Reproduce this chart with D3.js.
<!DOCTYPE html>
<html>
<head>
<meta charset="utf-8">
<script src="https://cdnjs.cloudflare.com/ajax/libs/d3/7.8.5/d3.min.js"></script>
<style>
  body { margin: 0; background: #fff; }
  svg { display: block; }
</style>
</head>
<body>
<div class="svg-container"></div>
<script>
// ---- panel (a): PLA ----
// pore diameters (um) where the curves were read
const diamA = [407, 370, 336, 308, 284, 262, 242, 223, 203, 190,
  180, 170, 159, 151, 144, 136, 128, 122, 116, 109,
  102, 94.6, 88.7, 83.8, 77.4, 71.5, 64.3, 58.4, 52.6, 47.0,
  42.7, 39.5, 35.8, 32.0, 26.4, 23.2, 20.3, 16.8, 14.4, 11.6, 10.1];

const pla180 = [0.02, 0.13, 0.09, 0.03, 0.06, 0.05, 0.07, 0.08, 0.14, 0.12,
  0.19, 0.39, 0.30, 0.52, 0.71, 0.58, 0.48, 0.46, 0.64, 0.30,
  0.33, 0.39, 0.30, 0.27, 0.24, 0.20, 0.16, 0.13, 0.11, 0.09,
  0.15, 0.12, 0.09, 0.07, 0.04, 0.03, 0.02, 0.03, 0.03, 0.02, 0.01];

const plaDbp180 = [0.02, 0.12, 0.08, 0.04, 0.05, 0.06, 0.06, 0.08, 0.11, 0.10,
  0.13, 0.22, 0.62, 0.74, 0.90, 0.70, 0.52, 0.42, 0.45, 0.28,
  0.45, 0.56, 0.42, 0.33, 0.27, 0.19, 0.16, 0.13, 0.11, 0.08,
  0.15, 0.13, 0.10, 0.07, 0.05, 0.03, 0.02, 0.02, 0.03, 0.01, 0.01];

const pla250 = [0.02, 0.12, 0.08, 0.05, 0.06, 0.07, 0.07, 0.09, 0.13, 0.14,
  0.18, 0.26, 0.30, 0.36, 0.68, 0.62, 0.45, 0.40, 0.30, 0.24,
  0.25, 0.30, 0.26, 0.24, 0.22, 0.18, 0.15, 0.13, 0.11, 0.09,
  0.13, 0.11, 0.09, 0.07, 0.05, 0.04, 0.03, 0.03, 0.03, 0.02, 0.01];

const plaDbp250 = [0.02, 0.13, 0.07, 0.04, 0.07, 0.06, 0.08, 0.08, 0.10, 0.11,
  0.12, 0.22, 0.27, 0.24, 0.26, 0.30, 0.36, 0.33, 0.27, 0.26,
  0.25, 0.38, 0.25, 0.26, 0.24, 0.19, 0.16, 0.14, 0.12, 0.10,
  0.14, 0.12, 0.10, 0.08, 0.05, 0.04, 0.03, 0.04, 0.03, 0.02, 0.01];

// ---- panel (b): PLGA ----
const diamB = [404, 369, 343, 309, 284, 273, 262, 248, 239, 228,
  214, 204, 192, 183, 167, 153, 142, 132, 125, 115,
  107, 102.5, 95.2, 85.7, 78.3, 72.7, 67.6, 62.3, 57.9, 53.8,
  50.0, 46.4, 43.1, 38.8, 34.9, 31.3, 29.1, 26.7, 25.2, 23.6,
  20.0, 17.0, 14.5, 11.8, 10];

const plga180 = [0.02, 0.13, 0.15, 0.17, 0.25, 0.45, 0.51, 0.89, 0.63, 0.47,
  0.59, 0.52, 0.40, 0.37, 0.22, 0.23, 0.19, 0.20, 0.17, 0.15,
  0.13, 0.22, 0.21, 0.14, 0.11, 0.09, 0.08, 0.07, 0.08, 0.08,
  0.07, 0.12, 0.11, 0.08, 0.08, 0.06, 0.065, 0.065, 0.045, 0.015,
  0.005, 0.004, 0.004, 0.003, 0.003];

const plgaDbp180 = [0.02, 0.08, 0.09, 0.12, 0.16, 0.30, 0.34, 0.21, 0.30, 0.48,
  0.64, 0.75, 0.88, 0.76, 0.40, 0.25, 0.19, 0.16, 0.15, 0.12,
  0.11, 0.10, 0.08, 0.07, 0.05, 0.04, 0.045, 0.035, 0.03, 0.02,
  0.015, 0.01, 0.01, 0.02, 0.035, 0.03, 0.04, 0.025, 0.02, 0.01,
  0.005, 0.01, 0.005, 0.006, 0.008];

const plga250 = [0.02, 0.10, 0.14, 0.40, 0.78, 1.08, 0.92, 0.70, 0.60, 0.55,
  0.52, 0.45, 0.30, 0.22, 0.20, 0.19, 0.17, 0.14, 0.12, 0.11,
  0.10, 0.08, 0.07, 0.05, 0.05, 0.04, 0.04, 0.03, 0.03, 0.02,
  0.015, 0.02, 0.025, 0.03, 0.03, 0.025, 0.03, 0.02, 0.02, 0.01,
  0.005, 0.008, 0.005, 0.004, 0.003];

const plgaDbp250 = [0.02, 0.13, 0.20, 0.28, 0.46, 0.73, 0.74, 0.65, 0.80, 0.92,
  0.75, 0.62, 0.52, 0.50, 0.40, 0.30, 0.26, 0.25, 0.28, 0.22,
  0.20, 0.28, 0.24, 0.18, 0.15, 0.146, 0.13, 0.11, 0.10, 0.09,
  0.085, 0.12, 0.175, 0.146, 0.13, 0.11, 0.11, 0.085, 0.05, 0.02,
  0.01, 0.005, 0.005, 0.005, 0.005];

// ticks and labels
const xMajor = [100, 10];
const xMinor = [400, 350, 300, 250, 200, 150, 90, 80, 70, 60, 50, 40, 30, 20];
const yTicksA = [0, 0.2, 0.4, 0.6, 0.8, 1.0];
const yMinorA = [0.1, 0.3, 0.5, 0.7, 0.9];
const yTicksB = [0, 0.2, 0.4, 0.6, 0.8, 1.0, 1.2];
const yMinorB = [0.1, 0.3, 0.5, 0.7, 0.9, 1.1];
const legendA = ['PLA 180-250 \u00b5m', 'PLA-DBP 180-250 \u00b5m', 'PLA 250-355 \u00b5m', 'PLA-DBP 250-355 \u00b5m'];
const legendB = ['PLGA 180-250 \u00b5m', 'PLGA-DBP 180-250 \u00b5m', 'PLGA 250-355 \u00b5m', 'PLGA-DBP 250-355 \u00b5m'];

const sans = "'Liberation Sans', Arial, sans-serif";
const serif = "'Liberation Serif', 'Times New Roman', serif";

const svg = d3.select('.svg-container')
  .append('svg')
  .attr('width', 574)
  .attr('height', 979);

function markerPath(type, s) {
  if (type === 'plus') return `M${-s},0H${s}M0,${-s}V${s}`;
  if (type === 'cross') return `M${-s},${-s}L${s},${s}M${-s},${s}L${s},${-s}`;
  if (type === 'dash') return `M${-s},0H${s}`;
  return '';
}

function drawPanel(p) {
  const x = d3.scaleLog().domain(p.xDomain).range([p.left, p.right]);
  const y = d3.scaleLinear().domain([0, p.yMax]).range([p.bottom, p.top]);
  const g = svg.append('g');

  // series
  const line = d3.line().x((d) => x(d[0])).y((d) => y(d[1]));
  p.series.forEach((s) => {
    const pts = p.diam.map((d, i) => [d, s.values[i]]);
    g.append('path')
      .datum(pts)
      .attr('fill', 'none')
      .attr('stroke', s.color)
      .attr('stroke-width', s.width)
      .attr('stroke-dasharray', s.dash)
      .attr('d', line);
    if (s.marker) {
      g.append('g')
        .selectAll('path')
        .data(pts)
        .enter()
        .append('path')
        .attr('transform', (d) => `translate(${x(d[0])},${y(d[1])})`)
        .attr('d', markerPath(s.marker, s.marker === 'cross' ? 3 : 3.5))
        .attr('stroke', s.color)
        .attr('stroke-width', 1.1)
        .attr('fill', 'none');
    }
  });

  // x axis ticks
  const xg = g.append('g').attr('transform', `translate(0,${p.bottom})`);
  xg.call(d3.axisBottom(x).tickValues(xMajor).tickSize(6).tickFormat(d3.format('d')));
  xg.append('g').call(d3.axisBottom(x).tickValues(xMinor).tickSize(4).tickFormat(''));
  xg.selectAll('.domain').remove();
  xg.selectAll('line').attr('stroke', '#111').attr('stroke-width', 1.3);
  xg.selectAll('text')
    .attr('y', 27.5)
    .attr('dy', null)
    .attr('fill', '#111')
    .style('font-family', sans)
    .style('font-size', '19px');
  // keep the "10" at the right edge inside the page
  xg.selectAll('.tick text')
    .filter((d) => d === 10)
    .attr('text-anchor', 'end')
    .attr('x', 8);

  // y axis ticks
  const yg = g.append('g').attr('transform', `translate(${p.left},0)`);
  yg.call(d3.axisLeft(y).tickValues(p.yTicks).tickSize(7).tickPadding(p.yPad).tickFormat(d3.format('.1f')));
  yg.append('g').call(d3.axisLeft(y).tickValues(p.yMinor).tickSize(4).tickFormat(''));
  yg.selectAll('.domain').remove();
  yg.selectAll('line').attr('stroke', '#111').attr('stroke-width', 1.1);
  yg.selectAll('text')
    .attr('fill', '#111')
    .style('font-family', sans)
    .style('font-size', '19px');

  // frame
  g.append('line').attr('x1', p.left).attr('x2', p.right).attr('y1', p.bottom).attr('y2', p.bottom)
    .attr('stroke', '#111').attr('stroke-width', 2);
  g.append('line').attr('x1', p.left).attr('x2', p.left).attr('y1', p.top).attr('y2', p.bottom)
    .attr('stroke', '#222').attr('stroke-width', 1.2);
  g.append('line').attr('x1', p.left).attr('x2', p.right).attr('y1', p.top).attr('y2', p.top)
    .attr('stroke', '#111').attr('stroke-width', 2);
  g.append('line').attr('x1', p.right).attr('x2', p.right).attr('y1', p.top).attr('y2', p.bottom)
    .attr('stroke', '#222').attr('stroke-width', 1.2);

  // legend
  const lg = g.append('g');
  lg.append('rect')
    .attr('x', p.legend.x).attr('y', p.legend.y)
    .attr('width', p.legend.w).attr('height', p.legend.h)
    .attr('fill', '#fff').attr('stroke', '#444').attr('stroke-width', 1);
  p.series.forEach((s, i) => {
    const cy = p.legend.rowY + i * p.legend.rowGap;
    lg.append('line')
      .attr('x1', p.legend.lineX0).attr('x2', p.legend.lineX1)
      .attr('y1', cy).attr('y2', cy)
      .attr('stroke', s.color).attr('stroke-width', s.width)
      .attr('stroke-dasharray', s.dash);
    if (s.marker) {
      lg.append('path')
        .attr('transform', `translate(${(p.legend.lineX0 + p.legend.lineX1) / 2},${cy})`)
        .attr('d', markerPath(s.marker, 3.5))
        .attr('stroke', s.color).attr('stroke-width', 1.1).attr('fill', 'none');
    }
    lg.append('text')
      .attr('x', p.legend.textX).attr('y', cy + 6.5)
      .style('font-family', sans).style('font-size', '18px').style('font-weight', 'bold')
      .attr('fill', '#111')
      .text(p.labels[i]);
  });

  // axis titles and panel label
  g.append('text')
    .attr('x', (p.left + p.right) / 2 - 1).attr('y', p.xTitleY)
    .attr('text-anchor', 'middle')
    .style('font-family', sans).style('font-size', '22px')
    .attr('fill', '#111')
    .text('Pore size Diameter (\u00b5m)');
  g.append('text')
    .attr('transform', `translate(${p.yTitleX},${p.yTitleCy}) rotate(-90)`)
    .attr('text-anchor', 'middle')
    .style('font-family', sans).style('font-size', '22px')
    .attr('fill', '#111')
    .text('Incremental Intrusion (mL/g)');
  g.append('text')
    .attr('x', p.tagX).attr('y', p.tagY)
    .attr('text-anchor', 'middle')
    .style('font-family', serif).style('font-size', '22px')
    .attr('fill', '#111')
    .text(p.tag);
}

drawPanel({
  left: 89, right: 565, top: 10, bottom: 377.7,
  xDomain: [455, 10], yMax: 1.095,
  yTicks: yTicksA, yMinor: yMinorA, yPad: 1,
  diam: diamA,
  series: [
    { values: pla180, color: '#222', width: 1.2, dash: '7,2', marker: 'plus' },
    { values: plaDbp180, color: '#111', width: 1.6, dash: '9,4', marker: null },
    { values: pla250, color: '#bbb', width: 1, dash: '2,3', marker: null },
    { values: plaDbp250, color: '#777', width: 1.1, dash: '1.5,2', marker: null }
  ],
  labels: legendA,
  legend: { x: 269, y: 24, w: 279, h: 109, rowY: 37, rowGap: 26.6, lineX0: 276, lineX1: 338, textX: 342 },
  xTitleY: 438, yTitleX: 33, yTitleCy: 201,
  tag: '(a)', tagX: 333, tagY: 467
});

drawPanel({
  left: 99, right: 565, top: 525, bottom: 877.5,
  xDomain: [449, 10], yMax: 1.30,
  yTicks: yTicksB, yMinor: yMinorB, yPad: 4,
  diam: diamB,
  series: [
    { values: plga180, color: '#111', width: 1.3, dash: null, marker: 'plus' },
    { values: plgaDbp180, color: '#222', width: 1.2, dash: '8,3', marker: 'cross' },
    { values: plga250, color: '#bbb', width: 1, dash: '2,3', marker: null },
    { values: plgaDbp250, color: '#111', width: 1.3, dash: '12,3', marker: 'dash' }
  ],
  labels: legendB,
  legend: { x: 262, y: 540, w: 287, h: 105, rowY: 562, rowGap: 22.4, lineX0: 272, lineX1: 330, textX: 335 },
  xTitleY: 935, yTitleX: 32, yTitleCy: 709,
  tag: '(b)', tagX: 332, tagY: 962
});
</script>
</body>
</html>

——

## WORK TO BE COMPLETED
Repeat, word for word, the lines from the opening of the material through the line containing "14.4, 11.6, 10.1];".

## RESPONSE TO THIS TASK
Reproduce this chart with D3.js.
<!DOCTYPE html>
<html>
<head>
<meta charset="utf-8">
<script src="https://cdnjs.cloudflare.com/ajax/libs/d3/7.8.5/d3.min.js"></script>
<style>
  body { margin: 0; background: #fff; }
  svg { display: block; }
</style>
</head>
<body>
<div class="svg-container"></div>
<script>
// ---- panel (a): PLA ----
// pore diameters (um) where the curves were read
const diamA = [407, 370, 336, 308, 284, 262, 242, 223, 203, 190,
  180, 170, 159, 151, 144, 136, 128, 122, 116, 109,
  102, 94.6, 88.7, 83.8, 77.4, 71.5, 64.3, 58.4, 52.6, 47.0,
  42.7, 39.5, 35.8, 32.0, 26.4, 23.2, 20.3, 16.8, 14.4, 11.6, 10.1];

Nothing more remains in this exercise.